You still can apply fog (or other stage) in the last combiner stage.

If you want your objects to be textured or multitextured, you may need more combiner stages, and then you would need a GeForce 3 or 4 Ti at least.

[This message has been edited by vincoof (edited 04-29-2003).]

That’s helped lots, but I’m still struggling; I’ve only got nvidia’s combiners.pdf (“GeForce 256 and Riva TNT Combiners - How to best utilize the per-pixel operations using OpenGL on nvidia graphics processors”) document to go by, which I find a little too brief.

From what I can tell, it looks as though I can achieve this effect in no less than four stages -

stage 0 //Modulate texture by base colour
RGB portion -
primary col RGB -> A
tex0 RGB -> B
AB output to primary col RGB //texture RGB modulated by base RGB
Alpha portion -
primary col Alpha -> A
tex0 Alpha -> B
AB output to primary col Alpha //texture alpha modulated by base alpha

stage 1 //Calculate modulated RGB’s R+G+B total (in 0 to 1 range)
RGB portion -
primary col RGB -> A
constant col 0 RGB (set to [0.33,0.33,0.33]) -> B
A.B (R+G+B in 0 to 1 range) output to texture0.B //Can’t output to tex0.A, used by the ‘mux’
Alpha portion -

stage 2 //Get the R+G+B value into texture0.Alpha
RGB portion -
Alpha portion -
texture0.Blue -> A //Can read the Blue component of the RGB, apparently
constant col 1.Alpha (1.0) -> B
AB output to texture0.Alpha

stage 3 //Do the threshold test: If R+G+B normalised total > 0.5, leave the alpha unchanged, otherwise set it to 0
RGB portion -
primary col Alpha -> A
constant col 1 Alpha (1.0) -> B
zero Alpha -> C
zero Alpha -> D
AB mux CD output to texture 1.Blue //Can’t output it to primary col.Alpha so this will have to do
Alpha portion -

Final combiner stage
primary col RGB -> D
texture 1.Blue -> G
zero -> A,B,C,E,F
Final RGB out = D = texture RGB modulated by base RGB
Final Alpha out = G = 0 or texture alpha modulated by base alpha, depending on R+G+B (0 to 1) > 0.5

Can I really do this in only two stages?
Can anyone tell me of any other documents going into further detail on the combiners?

If I get right, this operation does not need the mux instruction, and probably not even the register combiners functionality.

You want to discard fragments which alpha components are lower than a certain value, is that right ?

Also, when you tell “if the sum of the Red, Green, and Blue components is below a threshold, then the Alpha component is forced to zero”, what becomes the alpha component if the sum is not below the threshold ?

I want to discard fragments with an RGB total below a certain threshold, by forcing the alpha to 0 on all fragments with a low RGB. Those with a high enough R+G+B pass through unchanged, along with their unchanged Alpha.

I believe it can only be done with 3 combiner stages -
0: Sum texture RGB (write to spare0)
1: Write sum in spare0 to tex0.A
2: mux (using tex0.A) threshold test, resulting in either 0 or the original fragment alpha

However, In attempting to implement this, I’ve got a question -
How do I set the stage0 output to specifically set a particular register component (eg.

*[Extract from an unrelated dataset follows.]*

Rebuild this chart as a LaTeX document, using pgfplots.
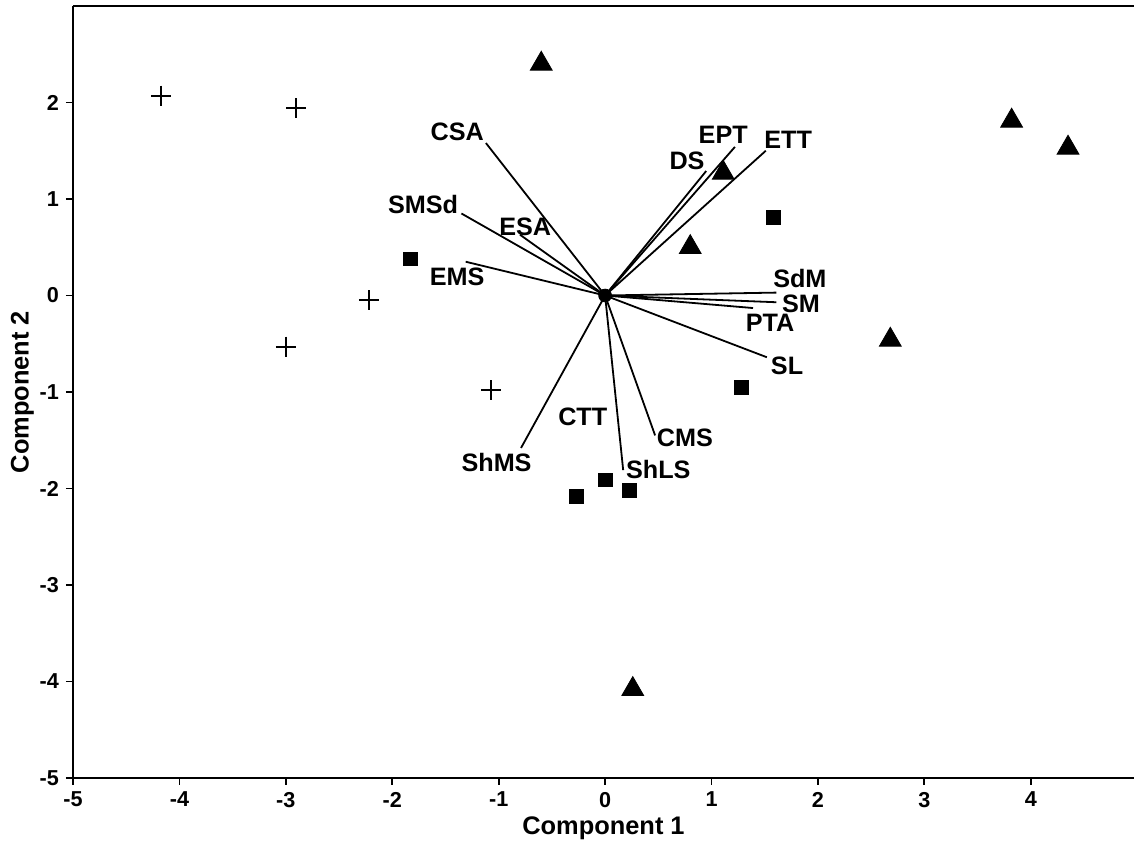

Blue)? I want to do this -
spare0.B = A.B
where A = R,G,B
and B = 0.333,0.333,0.333
When using “glCombinerOutputNV(stage,portion,abOutput,cdOutput,sumOutput,scale,bias,abDotProduct,cdDotProduct,muxSum);”
I set ‘abOutput’ to GL_SPARE0_NV and ‘abDotProduct’ to GL_TRUE. What will this give me? Will I end up with -
spare0.R = R0.333 + G0.333 + B0.333
spare0.G = R
0.333 + G0.333 + B0.333
spare0.B = R0.333 + G0.333 + B*0.333
How can I get the dot product output to go to one component only (eg. spare0.B)?

With register combiners, you can not setup masks. The dot product will be written to all three components. But what is the problem ? You don’t use the R and G components, that’s all. It would not be faster to output to a single component anyway.

Thanks very much for the help. I think I understand it all now.
Having attempted to implement this, the result is not what I’d have expected. On closer inspection, I’ve noticed a contradiction in the nvidia documentation. One document says -
mux(AB,CD) = ( spare0.Alpha <= 0.5 )?AB : CD
the other says -
mux(AB,CD) = ( texture0.Alpha > 0.5 ) ? AB : CD

Which one is correct?

It appears to be -
mux(AB,CD) = ( spare0.Alpha <= 0.5 )?AB : CD
which is the correct version.
I’ve got it all working correctly now.

The MUX instruction is based on the alpha component of the spare0 register.
But because the spare registers are theorically not initialized for the first combiner stage, the alpha component of the spare0 register is initialized by the alpha component of the texture0 register, in order to ensure that spare0.alpha is always defined which ensures that the mux instruction is always defined. So, there exists a case where the mux instruction does use texture0.alpha : if you use the mux instruction in the first combiner stage.